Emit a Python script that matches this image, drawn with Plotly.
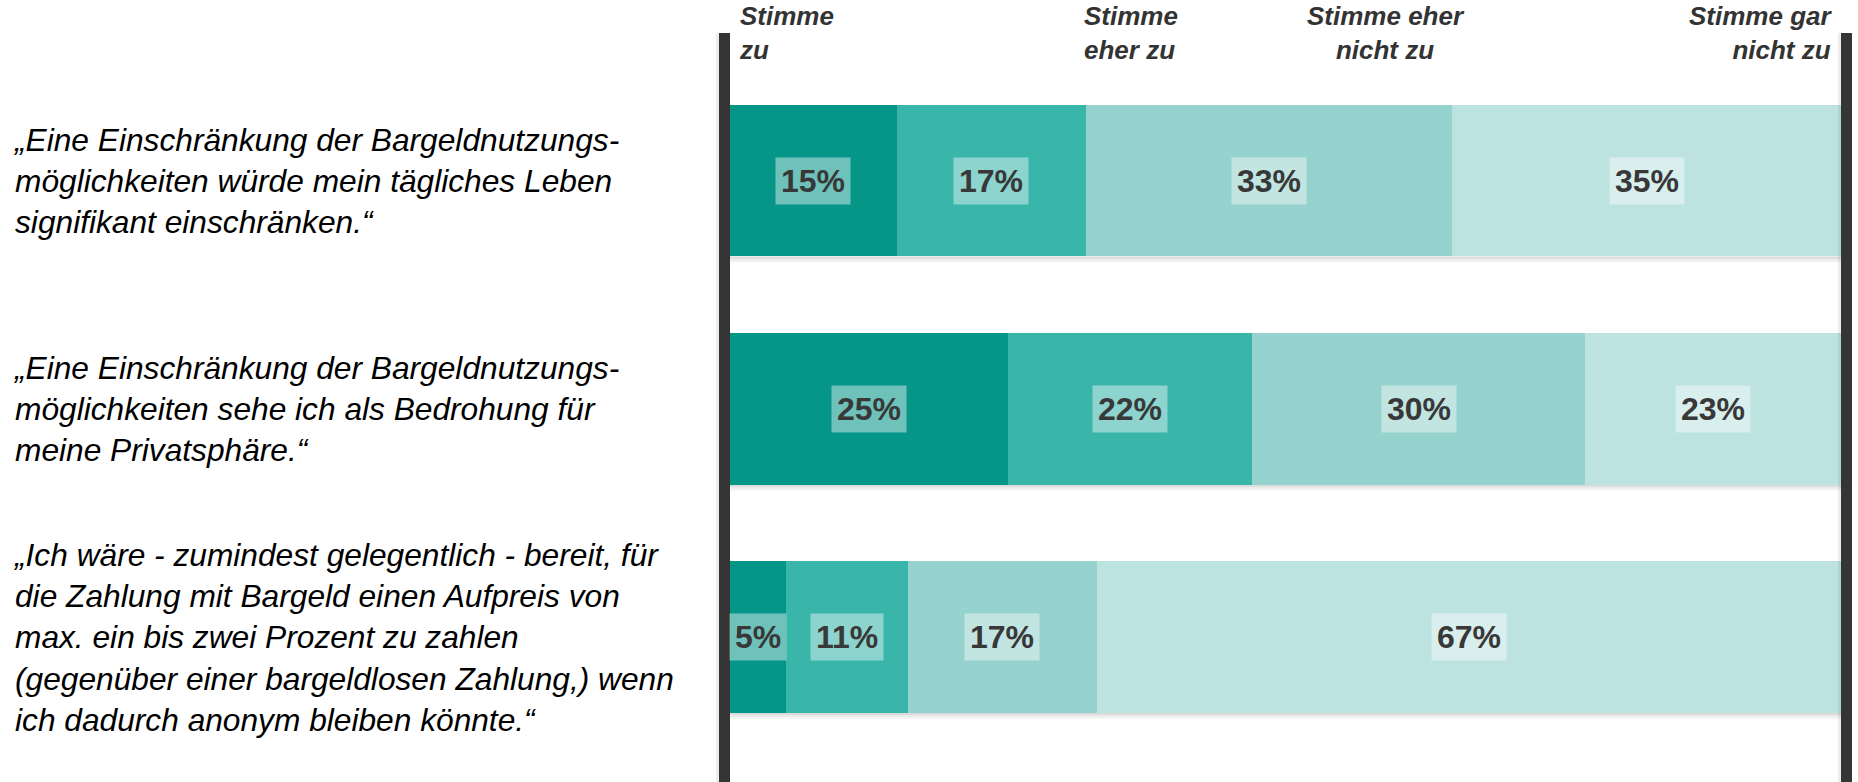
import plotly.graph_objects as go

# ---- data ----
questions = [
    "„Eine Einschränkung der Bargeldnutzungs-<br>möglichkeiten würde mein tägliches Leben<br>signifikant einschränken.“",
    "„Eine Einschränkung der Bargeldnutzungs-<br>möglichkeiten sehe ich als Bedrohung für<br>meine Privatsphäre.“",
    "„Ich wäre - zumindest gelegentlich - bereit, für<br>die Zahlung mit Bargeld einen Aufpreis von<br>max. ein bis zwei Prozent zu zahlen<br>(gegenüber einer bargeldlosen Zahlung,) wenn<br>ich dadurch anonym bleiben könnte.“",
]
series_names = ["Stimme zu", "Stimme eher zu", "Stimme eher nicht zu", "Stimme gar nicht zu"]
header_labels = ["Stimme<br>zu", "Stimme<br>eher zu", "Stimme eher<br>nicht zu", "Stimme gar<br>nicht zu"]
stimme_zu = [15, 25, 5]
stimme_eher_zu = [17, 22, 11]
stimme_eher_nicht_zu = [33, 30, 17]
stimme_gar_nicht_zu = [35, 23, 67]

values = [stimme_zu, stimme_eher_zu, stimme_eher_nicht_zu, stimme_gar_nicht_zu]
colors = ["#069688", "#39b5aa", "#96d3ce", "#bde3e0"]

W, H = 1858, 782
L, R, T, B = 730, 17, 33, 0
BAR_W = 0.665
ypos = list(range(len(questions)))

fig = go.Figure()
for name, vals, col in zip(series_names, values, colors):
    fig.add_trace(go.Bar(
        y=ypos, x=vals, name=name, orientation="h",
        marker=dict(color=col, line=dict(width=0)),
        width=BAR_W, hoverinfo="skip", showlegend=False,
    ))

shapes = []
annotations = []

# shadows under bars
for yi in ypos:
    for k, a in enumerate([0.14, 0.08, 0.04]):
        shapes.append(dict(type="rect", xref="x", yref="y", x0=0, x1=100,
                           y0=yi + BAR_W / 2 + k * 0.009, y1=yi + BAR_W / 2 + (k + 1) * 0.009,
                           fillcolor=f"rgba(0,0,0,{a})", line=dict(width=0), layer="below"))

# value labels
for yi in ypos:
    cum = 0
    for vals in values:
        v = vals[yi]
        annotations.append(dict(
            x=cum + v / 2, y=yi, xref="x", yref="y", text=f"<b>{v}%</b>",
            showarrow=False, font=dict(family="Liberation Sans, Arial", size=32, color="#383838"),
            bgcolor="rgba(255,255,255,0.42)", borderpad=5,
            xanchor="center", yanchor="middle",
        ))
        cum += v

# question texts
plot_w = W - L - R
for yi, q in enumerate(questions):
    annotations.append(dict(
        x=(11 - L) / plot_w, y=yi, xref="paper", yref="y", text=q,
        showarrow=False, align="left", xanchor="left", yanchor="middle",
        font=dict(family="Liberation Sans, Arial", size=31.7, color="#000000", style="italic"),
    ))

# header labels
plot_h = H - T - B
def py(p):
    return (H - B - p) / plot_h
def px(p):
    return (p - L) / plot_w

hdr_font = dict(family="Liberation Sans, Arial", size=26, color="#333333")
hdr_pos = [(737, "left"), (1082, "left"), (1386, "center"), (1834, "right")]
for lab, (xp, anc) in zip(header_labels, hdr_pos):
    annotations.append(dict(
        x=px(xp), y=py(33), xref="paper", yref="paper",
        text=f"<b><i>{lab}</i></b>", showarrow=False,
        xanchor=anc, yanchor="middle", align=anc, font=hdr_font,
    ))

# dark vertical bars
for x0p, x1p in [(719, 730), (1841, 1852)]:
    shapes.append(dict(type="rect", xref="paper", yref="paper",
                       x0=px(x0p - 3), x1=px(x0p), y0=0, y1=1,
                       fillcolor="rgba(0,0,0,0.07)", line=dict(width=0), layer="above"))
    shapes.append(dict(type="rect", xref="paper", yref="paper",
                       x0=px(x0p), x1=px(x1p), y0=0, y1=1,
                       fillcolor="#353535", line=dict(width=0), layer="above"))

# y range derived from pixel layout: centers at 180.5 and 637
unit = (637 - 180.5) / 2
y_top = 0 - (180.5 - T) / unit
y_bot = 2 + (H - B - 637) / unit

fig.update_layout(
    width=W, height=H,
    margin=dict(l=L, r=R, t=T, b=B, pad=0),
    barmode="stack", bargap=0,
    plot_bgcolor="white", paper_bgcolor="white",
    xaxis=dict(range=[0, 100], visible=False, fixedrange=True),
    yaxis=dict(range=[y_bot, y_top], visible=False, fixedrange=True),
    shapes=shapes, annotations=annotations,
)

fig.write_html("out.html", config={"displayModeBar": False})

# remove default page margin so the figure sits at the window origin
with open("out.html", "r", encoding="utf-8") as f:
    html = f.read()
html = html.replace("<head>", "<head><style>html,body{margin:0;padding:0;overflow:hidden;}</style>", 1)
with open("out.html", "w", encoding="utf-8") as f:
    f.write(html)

#### AIM OF THE EXERCISE:
Only lines belong in the copy: transcribe those from the start of the data through the line that contains "import plotly.graph_objects as go", and skip the pictures.

#### WRITTEN RESPONSE:
Emit a Python script that matches this image, drawn with Plotly.
import plotly.graph_objects as go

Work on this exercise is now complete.